Danger in the back seat

I was driving down Richard’s Road last week when a mini-van just in front of me suddenly whipped to the side of the road. Before the car had quite stopped, its right backdoor swung open and a small boy leapt out, ran into some tall grass and hunched over. I knew at once what was going on. After all, that small boy had once been me.

When I was kid, getting sick in the car came naturally – and certainly – especially if my parents made me sit in the back seat. “Those who cannot remember the past are condemned to repeat it.” A guy named George Santayana once said that. Unfortunately, my parents never heard him say it. I’ll bet Santayana got carsick a lot too.

Summer trips were the worst. Because we had a sedan, my parents put our baby brother in the front seat between them – and stuck me in the backseat with my three other brothers. My siblings looked forward to sitting next to me the way people in ancient Vesuvius enjoyed the volcano.

There was something Pavlovian about the backseat for me. And like Pavlov’s dog, it usually started with the drooling. I’d start feeling burpy and urpy in the driveway. If we traveled any farther than 15 miles, it was a lead pipe cinch that I’d soon be casting forth like cheap champagne shaken up good.

My mom tried giving me Dramamine, the time-honored motion sickness remedy. But the pills caught in my throat and made me gag. Next, she tried the chewing gum version, but it tasted so bad it just accelerated my incipient spew.

Dad thought about putting me in the trunk, but didn’t want me to throw-up on the spare tire. So instead he explained to me that carsickness was purely psychological. “It’s all in your head,” he would say. Unfortunately, by the time it got to my head there was only one place for it to go next – and if the old man didn’t stop the car in time, it was all on his head. Again, not remembering the past, he always seated me directly behind the driver’s seat.

The solution seemed simple to me: Put me in the front seat, between my parents, so I could see the road ahead. I never got sick up there. But, no – my

baby brother sat up front because my parents were worried that he might get car sick in the back. He might get carsick? Hey, put your money on me, Mom and Dad – the sure thing.

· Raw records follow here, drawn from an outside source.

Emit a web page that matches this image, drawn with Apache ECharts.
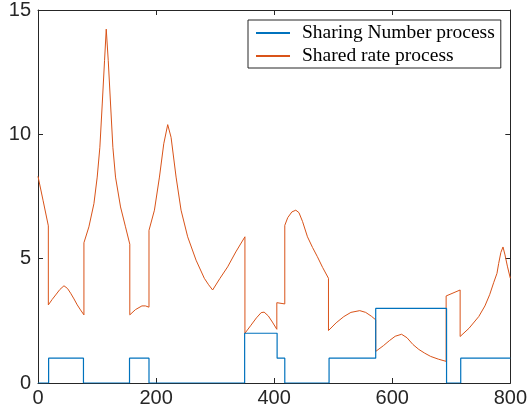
<!DOCTYPE html>
<html>
<head>
<meta charset="utf-8">
<script src="https://cdn.jsdelivr.net/npm/echarts@6/dist/echarts.min.js"></script>
<style>
  html, body { margin: 0; padding: 0; background: #fff; }
  #chart { width: 530px; height: 418px; }
</style>
</head>
<body>
<div id="chart"></div>
<script>
// values
const xTicks = [0, 200, 400, 600, 800]
const yTicks = [0, 5, 10, 15]

// sharing number: value holds from x until the next x
const numX = [0, 18, 77, 155, 188, 350, 405, 418, 493, 572, 692, 716, 800]
const numY = [0, 1, 0, 1, 0, 2, 1, 0, 1, 3, 0, 1, 1]

// shared rate: repeated x = vertical jump
const rateX = [0, 8.5, 17.5, 17.5, 24, 29.9, 37, 44, 50, 55.3, 61, 66.5, 72, 77.8, 77.8, 86.2, 94.7, 100.3, 104.8,
  108.8, 112.7, 115.6, 119, 122.9, 126.8, 131.3, 139.8, 148.2, 155.5, 155.5, 165, 176, 182, 188, 188, 197.2,
  205.7, 213, 219.7, 225.4, 233.9, 242.3, 253.5, 267.7, 281.7, 289, 295.8, 308, 321.2, 335, 350.5, 350.5,
  360, 370, 378, 383, 390, 397, 404.5, 404.5, 418, 418, 423, 430, 436.7, 442, 448, 456.4, 465, 473.2, 482,
  492, 492, 505, 518, 530, 545, 555, 565, 572, 572, 585, 595, 605, 615.8, 625, 635, 645, 655, 665, 678, 691.3,
  691.3, 715, 715, 730, 746.5, 757, 765, 772, 777.4, 780.3, 784, 787.6, 791, 795, 800]
const rateY = [8.31, 7.35, 6.32, 3.14, 3.36, 3.54, 3.76, 3.91, 3.8, 3.61, 3.38, 3.14, 2.94, 2.74, 5.64, 6.28, 7.21, 8.28, 9.48,
  11.22, 12.96, 14.23, 12.96, 11.22, 9.48, 8.28, 7.08, 6.28, 5.58, 2.74, 2.95, 3.1, 3.1, 3.05, 6.14, 6.95,
  8.28, 9.62, 10.39, 9.88, 8.28, 6.95, 5.88, 4.94, 4.21, 3.95, 3.74, 4.2, 4.67, 5.27, 5.88, 2.0,
  2.3, 2.62, 2.83, 2.85, 2.7, 2.45, 2.16, 3.23, 3.18, 6.34, 6.65, 6.88, 6.95, 6.85, 6.5, 5.88, 5.45, 5.08, 4.65,
  4.21, 2.11, 2.42, 2.67, 2.84, 2.91, 2.84, 2.68, 2.54, 1.27, 1.5, 1.7, 1.88, 1.96, 1.82, 1.55, 1.35, 1.2, 1.07, 0.96, 0.87,
  3.5, 3.74, 1.87, 2.2, 2.67, 3.1, 3.55, 4.05, 4.41, 4.81, 5.25, 5.47, 5.15, 4.7, 4.21]

const axisColor = '#262626'
const zip = (xs, ys) => xs.map((x, i) => [x, ys[i]])

const chart = echarts.init(document.getElementById('chart'))

const plainAxis = {
  axisLine: { show: true, onZero: false, lineStyle: { color: axisColor, width: 1 } },
  axisTick: { show: true, inside: true, length: 5, lineStyle: { color: axisColor } },
  splitLine: { show: false },
}

chart.setOption({
  backgroundColor: '#fff',
  animation: false,
  grid: { left: 38, right: 19, top: 9, bottom: 35 },
  legend: {
    orient: 'vertical',
    left: 248,
    top: 20,
    padding: [3, 6, 2, 7],
    borderColor: axisColor,
    borderWidth: 1,
    backgroundColor: '#fff',
    itemWidth: 34,
    itemHeight: 14,
    itemGap: 3,
    itemStyle: { opacity: 0 },
    textStyle: {
      fontFamily: 'Liberation Serif',
      fontSize: 19.5,
      lineHeight: 20,
      color: '#000',
      padding: [0, 0, 0, 7],
    },
    data: ['Sharing Number process', 'Shared rate process'],
  },
  xAxis: [
    {
      ...plainAxis,
      type: 'value', min: 0, max: 800, interval: 200,
      axisLabel: { color: axisColor, fontFamily: 'Liberation Sans', fontSize: 20, margin: 5 },
    },
    {
      ...plainAxis,
      type: 'value', position: 'top', min: 0, max: 800, interval: 200,
      axisLabel: { show: false },
    },
  ],
  yAxis: [
    {
      ...plainAxis,
      type: 'value', min: 0, max: 15, interval: 5,
      axisLabel: { color: axisColor, fontFamily: 'Liberation Sans', fontSize: 20, margin: 7 },
    },
    {
      ...plainAxis,
      type: 'value', position: 'right', min: 0, max: 15, interval: 5,
      axisLabel: { show: false },
    },
  ],
  series: [
    {
      name: 'Sharing Number process',
      type: 'line',
      step: 'end',
      data: zip(numX, numY),
      symbol: 'none',
      lineStyle: { color: '#0072BD', width: 1.2 },
      itemStyle: { color: '#0072BD' },
      z: 3,
    },
    {
      name: 'Shared rate process',
      type: 'line',
      data: zip(rateX, rateY),
      symbol: 'none',
      lineStyle: { color: '#D95319', width: 1 },
      itemStyle: { color: '#D95319' },
      z: 2,
    },
  ],
})
</script>
</body>
</html>
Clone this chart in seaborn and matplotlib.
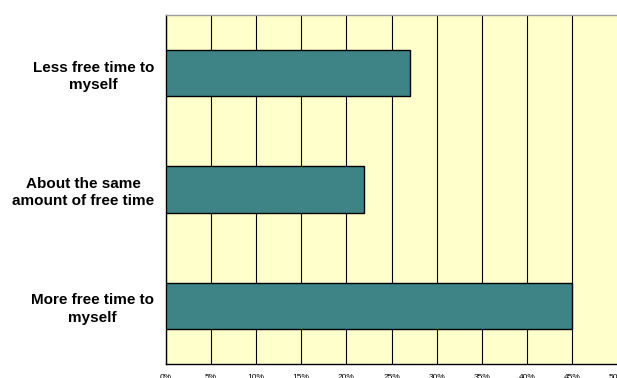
import matplotlib
matplotlib.use("Agg")
import matplotlib.pyplot as plt
import seaborn as sns
import pandas as pd
import numpy as np

categories = ["Less free time to\nmyself", "About the same\namount of free time", "More free time to\nmyself"]
values = [27, 22, 45]
xticks = [0, 5, 10, 15, 20, 25, 30, 35, 40, 45, 50]
xtick_labels = [f"{t}%" for t in xticks]

sns.set_theme(style="white")
plt.rcParams['font.family'] = ['Liberation Sans', 'DejaVu Sans']

df = pd.DataFrame({"cat": categories, "val": values})

fig = plt.figure(figsize=(6.17, 3.78), dpi=100)
ax = fig.add_axes([165.7 / 617, 14 / 378, (617.5 - 165.7) / 617, 349 / 378])
ax.set_facecolor("#FFFFCC")

sns.barplot(data=df, y="cat", x="val", orient="h", width=0.4, color="#3E8486",
            saturation=1, edgecolor="black", linewidth=1.0, ax=ax, zorder=3)

ax.set_xlim(0, 50)
ax.set_ylim(2.5, -0.5)
ax.set_xticks(xticks)
ax.set_xticklabels(xtick_labels, fontsize=6, color="black")
ax.tick_params(axis="x", direction="out", length=2, width=0.8, color="black", pad=5)
ax.xaxis.grid(True, color="black", linewidth=0.8, zorder=1)
ax.set_axisbelow(True)

ax.set_yticks([0, 1, 2])
ax.set_yticklabels(categories, fontsize=11, fontweight="bold", ha="right",
                   multialignment="center", color="black", linespacing=1.3)
ax.tick_params(axis="y", which="major", length=0, pad=8.4)
ax.set_yticks([-0.5, 0.5, 1.5, 2.5], minor=True)
ax.tick_params(axis="y", which="minor", direction="out", length=3.5, width=0.8, color="black")
ax.set_xlabel("")
ax.set_ylabel("")

for s in ["left", "bottom"]:
    ax.spines[s].set_color("black")
    ax.spines[s].set_linewidth(1.0)
    ax.spines[s].set_visible(True)
ax.spines["top"].set_color("#A0A0A0")
ax.spines["top"].set_linewidth(1.0)
ax.spines["right"].set_visible(False)

fig.savefig("out.png", dpi=100, facecolor="white")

I remember a teacher when I was in the eighth grade asking the class: “What would be the worst thing about being the president of the United States?” Most kids in the class offered reasoned, thoughtful answers that indicated that they, unlike me, had been paying attention in class. They said things like “loss of privacy, hectic schedule, fear of assassination” and so on.

But when the teacher turned to me, I had my own answer. “The president always has to ride in the back seat.”

So a warning to parents planning to embark on family car trips this summer. If your youngster in the back seat starts getting real quiet and pale, don’t ask questions. Pull over pronto!

And if you’re the driver, never, ever wear your best shirt.